Exercise brief
Please transcribe the data that follows without the pictures, keeping every word the same.

Data segment
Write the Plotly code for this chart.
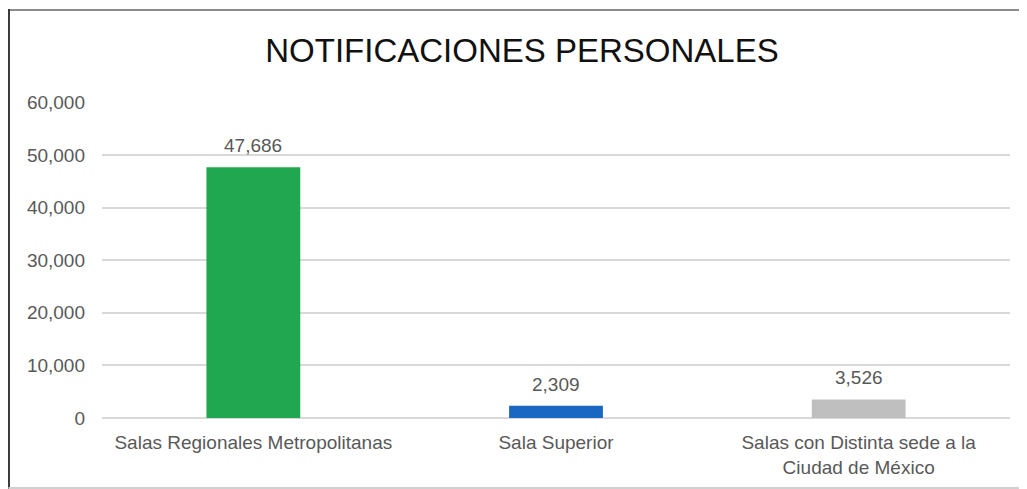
import plotly.graph_objects as go

categories = ["Salas Regionales Metropolitanas", "Sala Superior",
              "Salas con Distinta sede a la<br>Ciudad de México"]
values = [47686, 2309, 3526]
colors = ["#22A751", "#1967C1", "#BFBFBF"]
value_labels = [f"{v:,}" for v in values]
y_ticks = [0, 10000, 20000, 30000, 40000, 50000, 60000]
y_tick_labels = [f"{t:,}" for t in y_ticks]

FONT = "Liberation Sans, Arial, sans-serif"

fig = go.Figure(go.Bar(
    x=categories, y=values, marker_color=colors, marker_line_width=0,
    hoverinfo="x+y",
))

for c, v, t in zip(categories, values, value_labels):
    fig.add_annotation(x=c, y=v, text=t, showarrow=False, yanchor="bottom",
                       yshift=9, font=dict(family=FONT, size=19, color="#595959"))

fig.update_layout(
    width=1027, height=489,
    margin=dict(l=94, r=25, t=94, b=79),
    paper_bgcolor="white", plot_bgcolor="white",
    bargap=0.69,
    showlegend=False,
    title=dict(text="NOTIFICACIONES PERSONALES", x=(522 - 8) / 1027, xanchor="center",
               y=1 - 42 / 489, yanchor="middle", yref="container",
               font=dict(family=FONT, size=33, color="#111111")),
    xaxis=dict(tickfont=dict(family=FONT, size=19, color="#595959"),
               showgrid=False, showline=False, ticks="", ticklabelstandoff=11),
    yaxis=dict(range=[0, 60080], tickvals=y_ticks, ticktext=y_tick_labels,
               tickfont=dict(family=FONT, size=19, color="#595959"),
               showgrid=True, gridcolor="#D9D9D9", gridwidth=2,
               zeroline=True, zerolinecolor="#D9D9D9", zerolinewidth=2,
               showline=False, ticks="", ticklabelstandoff=16),
    shapes=[
        dict(type="line", xref="paper", yref="paper", x0=-0.103, x1=1.04,
             y0=1.291, y1=1.291, line=dict(color="#8C8C8C", width=2)),
        dict(type="line", xref="paper", yref="paper", x0=-0.103, x1=-0.103,
             y0=1.294, y1=-0.226, line=dict(color="#3A3A3A", width=3)),
        dict(type="line", xref="paper", yref="paper", x0=-0.103, x1=1.04,
             y0=-0.2215, y1=-0.2215, line=dict(color="#D0D0D0", width=2)),
    ],
)

fig.write_html("out.html")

Answer below
Write the Plotly code for this chart.
import plotly.graph_objects as go

categories = ["Salas Regionales Metropolitanas", "Sala Superior",
              "Salas con Distinta sede a la<br>Ciudad de México"]
values = [47686, 2309, 3526]
colors = ["#22A751", "#1967C1", "#BFBFBF"]
value_labels = [f"{v:,}" for v in values]
y_ticks = [0, 10000, 20000, 30000, 40000, 50000, 60000]
y_tick_labels = [f"{t:,}" for t in y_ticks]

FONT = "Liberation Sans, Arial, sans-serif"

fig = go.Figure(go.Bar(
    x=categories, y=values, marker_color=colors, marker_line_width=0,
    hoverinfo="x+y",
))

for c, v, t in zip(categories, values, value_labels):
    fig.add_annotation(x=c, y=v, text=t, showarrow=False, yanchor="bottom",
                       yshift=9, font=dict(family=FONT, size=19, color="#595959"))

fig.update_layout(
    width=1027, height=489,
    margin=dict(l=94, r=25, t=94, b=79),
    paper_bgcolor="white", plot_bgcolor="white",
    bargap=0.69,
    showlegend=False,
    title=dict(text="NOTIFICACIONES PERSONALES", x=(522 - 8) / 1027, xanchor="center",
               y=1 - 42 / 489, yanchor="middle", yref="container",
               font=dict(family=FONT, size=33, color="#111111")),
    xaxis=dict(tickfont=dict(family=FONT, size=19, color="#595959"),
               showgrid=False, showline=False, ticks="", ticklabelstandoff=11),
    yaxis=dict(range=[0, 60080], tickvals=y_ticks, ticktext=y_tick_labels,
               tickfont=dict(family=FONT, size=19, color="#595959"),
               showgrid=True, gridcolor="#D9D9D9", gridwidth=2,
               zeroline=True, zerolinecolor="#D9D9D9", zerolinewidth=2,
               showline=False, ticks="", ticklabelstandoff=16),
    shapes=[
        dict(type="line", xref="paper", yref="paper", x0=-0.103, x1=1.04,
             y0=1.291, y1=1.291, line=dict(color="#8C8C8C", width=2)),
        dict(type="line", xref="paper", yref="paper", x0=-0.103, x1=-0.103,
             y0=1.294, y1=-0.226, line=dict(color="#3A3A3A", width=3)),
        dict(type="line", xref="paper", yref="paper", x0=-0.103, x1=1.04,
             y0=-0.2215, y1=-0.2215, line=dict(color="#D0D0D0", width=2)),
    ],
)

fig.write_html("out.html")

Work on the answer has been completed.